Fortunately, COVID-19 vaccinations are now reaching most long-term care facilities. They appear to be making a difference. New cases and deaths in nursing homes have declined sharply since vaccination distribution began. The New York Times reports that new cases among nursing home residents fell by more than 80% from late December to early February, almost twice the rate of decline seen in the general population. When fatalities in the general population were spiking, they decreased in nursing homes by more than 65%.

The good news is that the pandemic’s impact on nursing homes is turning a corner. The bad news is that concerns about the future of nursing home health care have not been entirely resolved.

Pandemic Fallout

Based on interviews with nursing home researchers, advocates, industry representatives and staff members, NBC News reports that America’s failure to invest more money in caregiving is the underlying problem in America’s system of long-term care.

The nursing home industry is suffering a financial fallout from the pandemic. Nursing home leaders say the industry “is doing all it can with limited resources — and that the real solution to better care would be more public money through Medicaid, which makes up the bulk of long-term care funding.”

A large chunk of Medicaid funding, however, comes from state governments. States are feeling their own financial pinch because of the pandemic. Whether states that face a budget crisis — or states that make helping the vulnerable a low priority as a matter of principle — can or will commit resources to caregiving is doubtful.

NBC reports that the “biggest obstacle to any sweeping change” is the difficulty of “convincing lawmakers and the public to make long-term care a priority.” People who are young and healthy don’t want to think about what will happen, either to themselves or their parents, if they suffer infirmities as they age. And if voters who haven’t reached their senior years aren’t focused on a problem, neither are the politicians who represent them.

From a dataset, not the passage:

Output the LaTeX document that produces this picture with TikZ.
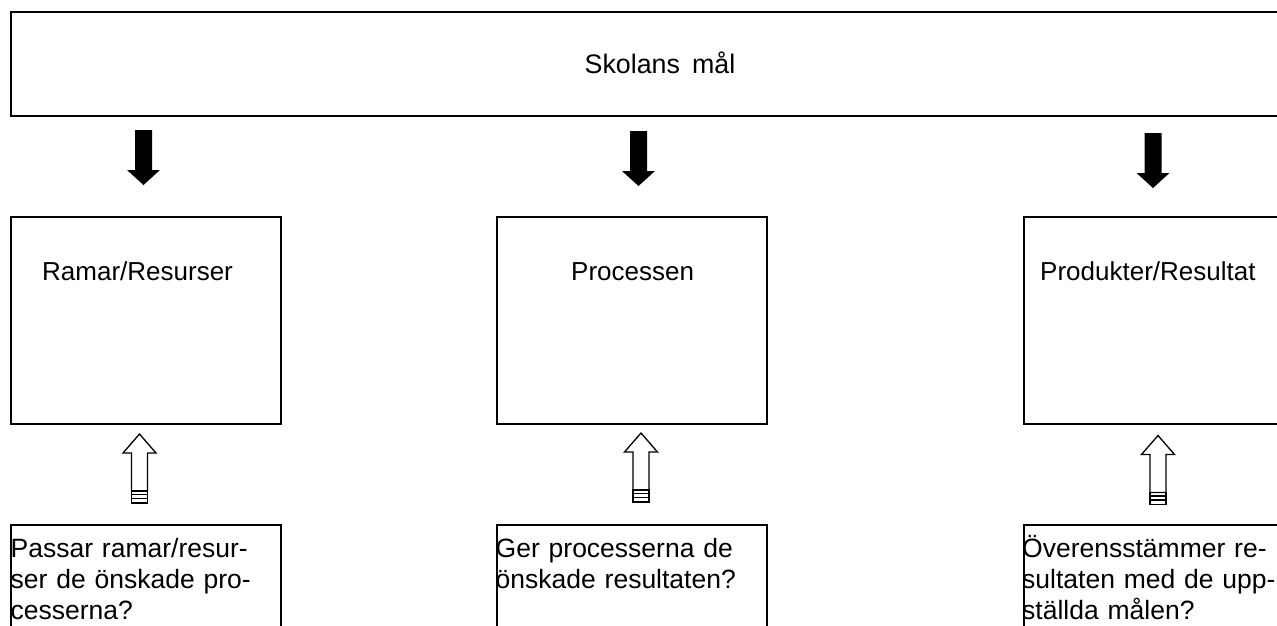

The Failure to Value Caregiving

Caregivers in long-term care facilities help residents with the activities of daily living — eating, bathing, getting dressed. The work isn’t glamorous, but it is vital. Yet it isn’t unusual for an aide in a nursing home to earn only $12 to $13 an hour.

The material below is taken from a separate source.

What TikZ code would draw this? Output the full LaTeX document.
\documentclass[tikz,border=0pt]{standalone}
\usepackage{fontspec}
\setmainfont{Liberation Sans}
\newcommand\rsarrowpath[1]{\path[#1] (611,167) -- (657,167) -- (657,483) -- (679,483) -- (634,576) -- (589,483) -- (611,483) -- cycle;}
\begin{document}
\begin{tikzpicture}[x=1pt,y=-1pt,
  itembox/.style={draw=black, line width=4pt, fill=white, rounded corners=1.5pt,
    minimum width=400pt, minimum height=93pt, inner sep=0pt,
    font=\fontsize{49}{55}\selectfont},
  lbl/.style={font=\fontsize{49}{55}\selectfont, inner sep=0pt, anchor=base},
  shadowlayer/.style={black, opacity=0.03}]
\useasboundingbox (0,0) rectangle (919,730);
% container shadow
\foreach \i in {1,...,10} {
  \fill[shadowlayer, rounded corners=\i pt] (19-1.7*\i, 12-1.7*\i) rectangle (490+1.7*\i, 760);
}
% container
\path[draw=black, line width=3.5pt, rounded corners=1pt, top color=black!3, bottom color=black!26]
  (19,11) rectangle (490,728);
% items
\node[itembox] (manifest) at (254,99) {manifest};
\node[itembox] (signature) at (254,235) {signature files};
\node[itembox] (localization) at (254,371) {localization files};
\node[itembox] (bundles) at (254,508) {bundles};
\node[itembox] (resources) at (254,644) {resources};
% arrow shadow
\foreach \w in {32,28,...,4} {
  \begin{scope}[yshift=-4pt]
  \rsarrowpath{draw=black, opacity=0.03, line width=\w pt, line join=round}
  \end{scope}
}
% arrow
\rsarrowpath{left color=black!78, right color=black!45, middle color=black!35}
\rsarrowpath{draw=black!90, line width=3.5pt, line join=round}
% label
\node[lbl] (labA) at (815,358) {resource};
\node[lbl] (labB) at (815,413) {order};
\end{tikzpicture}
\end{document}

Staff shortages are common in nursing home, in part because demanding low-wage jobs are subject to high turnover. Staff shortages compromise the quality of care and reduce the opportunity for isolated residents to engage in social interaction.

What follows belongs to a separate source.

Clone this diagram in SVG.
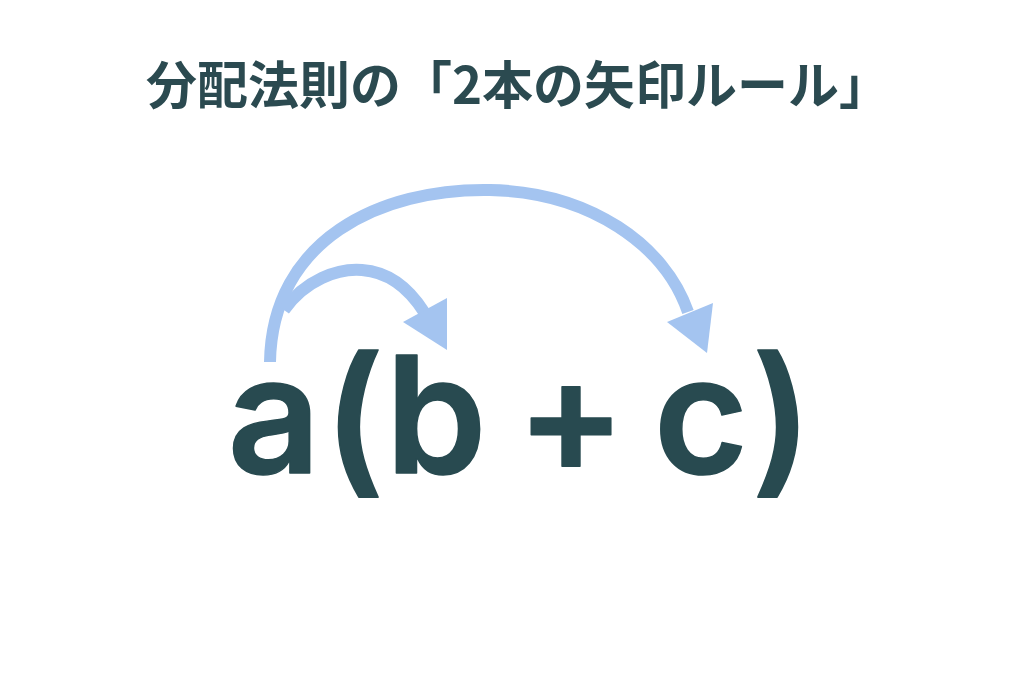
<svg xmlns="http://www.w3.org/2000/svg" width="1024" height="683" viewBox="0 0 1024 683">
<style>
.title{font-family:"Noto Sans CJK JP","Noto Sans",sans-serif;font-weight:700;font-size:51px;fill:#2b4a50}
.f{font-family:Inter,"Open Sans",sans-serif;font-weight:600;font-size:162px;fill:#284a50;stroke:#284a50;stroke-width:1.5;stroke-linejoin:round;text-anchor:middle}
.arc{fill:none;stroke:#a4c4f0;stroke-width:12}
.head{fill:#a4c4f0}
</style>
<rect width="1024" height="683" fill="#ffffff"/>
<g id="title"><text class="title" x="518" y="104" text-anchor="middle">分配法則の「2本の矢印ルール」</text></g>
<g id="formula">
<text class="f" x="274" y="473">a</text>
<text class="f" x="354" y="475">(</text>
<text class="f" x="436" y="473">b</text>
<text class="f" x="571" y="473">+</text>
<text class="f" x="701" y="473">c</text>
<text class="f" x="782" y="475">)</text>
</g>
<g id="connectors">
<path class="arc" d="M270 362 C272 240 380 188 490 190 C590 192 665 245 688 312"/>
<polygon class="head" points="713,303 707,353 667,322"/>
<path class="arc" d="M284 310 C305 280 338 268 362 270 C390 272 410 290 424 312"/>
<polygon class="head" points="447,298 447,350 403,322"/>
</g>
</svg>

Low wages result from classifying aides as unskilled workers. Robyn Stone, senior vice president of research for an organization that represents nonprofit nursing homes, told NBC that aides — the people who help residents live — are far from unskilled. Their pay should reflect their value.

Changing the System

Medicare generally won’t cover long-term stays in a nursing home. That coverage failure isn’t an oversight, but an intentional policy decision designed to control the cost of Medicare. Yet the Medicare budget is artificially constrained by a decision to place a cap on payroll taxes. Median-income workers pay the tax on their entire income, while high-income workers pay the tax on a lower percentage of their income. An act of political courage to tax all workers equally, or at least to raise the cap substantially, would make it possible for Medicare to pay for services that it now fails to cover.

Most nursing home coverage is paid by Medicaid, a program that is available only to people of limited means. Patients generally need to spend down their assets, deliberately impoverishing themselves, to qualify for Medicaid coverage of a nursing home stay. Nursing homes complain, however, that Medicaid reimbursement rates are far too low to pay for quality care.

Most industrialized countries cover long-term elder care as a public benefit, assuring that everyone who needs care receives it. For all its resources, the United States lags far behind Japan and Western European nations. Perhaps the public’s focus on the nursing home during the pandemic will convince people to pressure their elected representatives to devote public resources to the care of America’s aging population.